Bournemouth — Oct 19th 2021

11 members and 1 visitor turned out on a wet Autumn evening, lured by the prospect of All Fired Up’s excellent coffee and cake - and maybe also by the prospect of Euan explaining why Apple’s M series of chips represent a significant technological advance.

Euan’s presentation covered the various processes involved in chip manufacture, from spark erosion, chemical etching through to the use of extreme ultraviolet light, necessary to achieve the tiny feature sizes of the latest chips. Fabrication of modern chips is fully automated and takes place in a Nitrogen-filled, sealed environment.

Apple’s latest M1 chip contains around 51 billion transistors. With that degree of integration, some imperfections are inevitable and so the design is broken down into ‘chiplets’ and provision is made to isolate non-functioning areas by fusable links. These less-than-perfect chips then can be used in lower specification machines instead of having to be scrapped.

Interconnection between chiplets is a major challenge and Apple holds patents on its novel approach to this problem. This, combined with the use of RISC (Reduced Instruction Set Computing) architecture, results in a high performance chip with low power consumption which, unlike PC chips, can maintain full performance when operating on battery power.

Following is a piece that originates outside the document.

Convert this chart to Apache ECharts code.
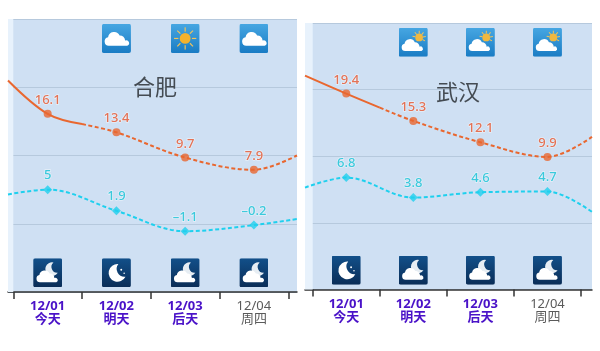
<!DOCTYPE html>
<html><head><meta charset="utf-8">
<style>html,body{margin:0;padding:0;background:#fff}#c{width:600px;height:351px}</style>
<script src="https://cdn.jsdelivr.net/npm/echarts@6/dist/echarts.min.js"></script>
</head><body><div id="c"></div>
<script>
const dates = ['12/01','12/02','12/03','12/04'];
const days = ['今天','明天','后天','周四'];
const dayPos = [0.5,1.5,2.5,3.5];
const boundaryPos = [0,1,2,3,4];

const hefeiHigh = [16.1,13.4,9.7,7.9];
const hefeiLow = [5,1.9,-1.1,-0.2];
const hefeiHighEnds = [21.0,10.0];
const hefeiLowEnds = [4.3,0.7];
const hefeiHighSolidEnd = 14.6;
const hefeiDayIcons = [null,'cloud','sun','cloud'];
const hefeiNightIcons = ['nightcloud','moon','nightcloud','nightcloud'];

const wuhanHigh = [19.4,15.3,12.1,9.9];
const wuhanLow = [6.8,3.8,4.6,4.7];
const wuhanHighEnds = [22.1,12.9];
const wuhanLowEnds = [5.3,1.65];
const wuhanHighSolidEnd = 17.3;
const wuhanDayIcons = [null,'partly','partly','partly'];
const wuhanNightIcons = ['moon','nightcloud','nightcloud','nightcloud'];

const CLOUD = 'M8 22a4 4 0 0 1-.6-7.9 5.6 5.6 0 0 1 10.6-1.6 4.8 4.8 0 0 1 5 4.6A2.6 2.6 0 0 1 25 22z';
function svg(kind){
  const night = kind==='moon'||kind==='nightcloud';
  const grad = night?['#12508a','#0a2d57']:['#46a6e2','#1a7cc4'];
  let b='';
  if(kind==='cloud') b=`<g transform="translate(-2 -2.2) scale(1.13)"><path fill="#fff" d="${CLOUD}"/></g>`;
  if(kind==='sun'){
    let rays='';
    for(let i=0;i<8;i++){rays+=`<rect x="14.4" y="3.5" width="1.2" height="4.5" fill="#f2c35a" transform="rotate(${i*45} 15 15)"/>`;}
    b=rays+'<circle cx="15" cy="15" r="5.6" fill="#f5b22c"/>';
  }
  if(kind==='partly'){
    let rays='';
    for(let i=-2;i<4;i++){rays+=`<rect x="20.6" y="3" width="1" height="3" fill="#f2c35a" transform="rotate(${i*40} 21 10)"/>`;}
    b=rays+'<circle cx="21" cy="10" r="4" fill="#f0b840"/><path fill="#fff" d="M6.5 24a3.8 3.8 0 0 1-.6-7.5 5.6 5.6 0 0 1 10.6-1.6 4.8 4.8 0 0 1 5 4.6A2.4 2.4 0 0 1 23.5 24z"/>';
  }
  if(kind==='moon'){
    b='<path fill="#fff" d="M17 6a9.2 9.2 0 1 0 7.4 13.2A8.2 8.2 0 0 1 17 6z"/><circle cx="20" cy="12" r="1" fill="#fff"/><circle cx="23" cy="15.5" r="0.8" fill="#fff"/>';
  }
  if(kind==='nightcloud'){
    b='<path fill="#e6edf3" d="M21 4.5a7 7 0 1 0 4.5 10.5A6 6 0 0 1 21 4.5z"/><path fill="#fff" d="M7 25a3.8 3.8 0 0 1-.6-7.5 5.6 5.6 0 0 1 10.6-1.6 4.8 4.8 0 0 1 5 4.6A2.4 2.4 0 0 1 24 25z"/>';
  }
  const s=`<svg xmlns="http://www.w3.org/2000/svg" width="58" height="58" viewBox="0 0 30 30"><defs><linearGradient id="g" x1="0" y1="0" x2="0" y2="1"><stop offset="0" stop-color="${grad[0]}"/><stop offset="1" stop-color="${grad[1]}"/></linearGradient></defs><rect width="30" height="30" rx="2" fill="url(#g)"/>${b}</svg>`;
  return 'image://data:image/svg+xml;charset=utf-8,'+encodeURIComponent(s);
}

const font = '"Noto Sans","Noto Sans CJK SC",sans-serif';
const grids=[], xAxes=[], yAxes=[], series=[], titles=[];

function panel(i,p){
  grids.push({left:p.left,width:p.width,top:p.top,height:p.height,show:true,backgroundColor:'#cfe0f3',borderWidth:0});
  xAxes.push({type:'value',gridIndex:i,min:p.xMin,max:p.xMax,
    axisLine:{onZero:false,lineStyle:{color:'#333',width:1.5}},
    axisTick:{length:7,customValues:boundaryPos,lineStyle:{color:'#333',width:1.5}},
    splitLine:{show:false},
    axisLabel:{customValues:dayPos,margin:8,interval:0,
      formatter:v=>{const k=dayPos.indexOf(v);const s=k<3?'a':'b';return `{${s}|${dates[k]}}\n{${s}|${days[k]}}`;},
      rich:{
        a:{fontFamily:font,fontSize:13,fontWeight:'bold',color:'#4a12c8',lineHeight:13},
        b:{fontFamily:font,fontSize:13,color:'#5a5a5a',lineHeight:13}}}});
  yAxes.push({type:'value',gridIndex:i,min:-10,max:30,interval:10,
    axisLine:{show:false},axisTick:{show:false},axisLabel:{show:false},
    splitLine:{lineStyle:{color:'#b6c9dd',width:1}}});
  const ax={xAxisIndex:i,yAxisIndex:i,animation:false,silent:true};
  const pair=(vals)=>vals.map((v,k)=>[dayPos[k],v]);
  const lab=(c)=>({show:true,position:'top',distance:3,fontFamily:font,fontSize:13,fontWeight:500,color:c,
      textBorderColor:'rgba(255,255,255,0.6)',textBorderWidth:1.5,
      formatter:o=>String(o.value[1]).replace('-','–')});
  const hc='#e9672f', lc='#1fd0ee';
  series.push({...ax,type:'line',data:[],markArea:{silent:true,itemStyle:{color:'#e8f2fc'},data:[[{xAxis:p.xMin},{xAxis:0}]]}});
  series.push({...ax,type:'line',smooth:0.35,showSymbol:false,symbol:'none',lineStyle:{color:hc,width:2},
    data:[[p.xMin,p.highEnds[0]],[dayPos[0],p.high[0]],[1,p.solidEnd]]});
  series.push({...ax,type:'line',smooth:0.35,showSymbol:false,symbol:'none',lineStyle:{color:hc,width:2,type:[4,2.5]},
    data:[[1,p.solidEnd],...pair(p.high).slice(1),[p.xMax,p.highEnds[1]]]});
  series.push({...ax,type:'scatter',symbol:'circle',symbolSize:8,itemStyle:{color:hc},label:lab('#e4532c'),data:pair(p.high)});
  series.push({...ax,type:'line',smooth:0.35,showSymbol:false,symbol:'none',lineStyle:{color:lc,width:2,type:[4,2.5]},
    data:[[p.xMin,p.lowEnds[0]],...pair(p.low),[p.xMax,p.lowEnds[1]]]});
  series.push({...ax,type:'scatter',symbol:'diamond',symbolSize:9,itemStyle:{color:lc},label:lab('#0fbfd4'),data:pair(p.low)});
  const icons=(arr,y)=>arr.map((k,n)=>k?{value:[dayPos[n],y],symbol:svg(k)}:null).filter(Boolean);
  series.push({...ax,type:'scatter',symbolSize:29,itemStyle:{opacity:1},data:[...icons(p.dayIcons,p.iconHi),...icons(p.nightIcons,p.iconLo)]});
  titles.push({text:p.name,left:p.nameX,top:p.nameY,textAlign:'center',textStyle:{fontFamily:'"Noto Sans CJK SC",sans-serif',fontSize:22,fontWeight:'normal',color:'#444b52'}});
}

panel(0,{name:'合肥',nameX:150,nameY:71,left:8,width:289,top:19,height:273,xMin:-0.077,xMax:4.127,
  high:hefeiHigh,low:hefeiLow,highEnds:hefeiHighEnds,lowEnds:hefeiLowEnds,solidEnd:hefeiHighSolidEnd,
  dayIcons:hefeiDayIcons,nightIcons:hefeiNightIcons,iconHi:27.15,iconLo:-7.17});
panel(1,{name:'武汉',nameX:453,nameY:76,left:305,width:287,top:23,height:266.5,xMin:-0.115,xMax:4.164,
  high:wuhanHigh,low:wuhanLow,highEnds:wuhanHighEnds,lowEnds:wuhanLowEnds,solidEnd:wuhanHighSolidEnd,
  dayIcons:wuhanDayIcons,nightIcons:wuhanNightIcons,iconHi:27.1,iconLo:-7.1});

const chart=echarts.init(document.getElementById('c'),null,{renderer:'canvas'});
chart.setOption({animation:false,backgroundColor:'#fff',title:titles,grid:grids,xAxis:xAxes,yAxis:yAxes,series});
</script></body></html>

Euan closed by making the point that, whereas Apple have all aspects of the product design under their control, producing a general purpose chip of this sort which could be used by a variety of PC manufacturers was a significantly greater challenge.

[Post-meeting note: despite some forecasts, Apple does not use chiplets in the new SoCs though it does apparently use a similar logical design to allow failed CPU/GPU cores to be disabled, thus rescuing the parts for use in lower-spec Macs]

After a coffee break, with a bit of time to spare, Tony produced an Apple Airtag which was passed around and demonstrated.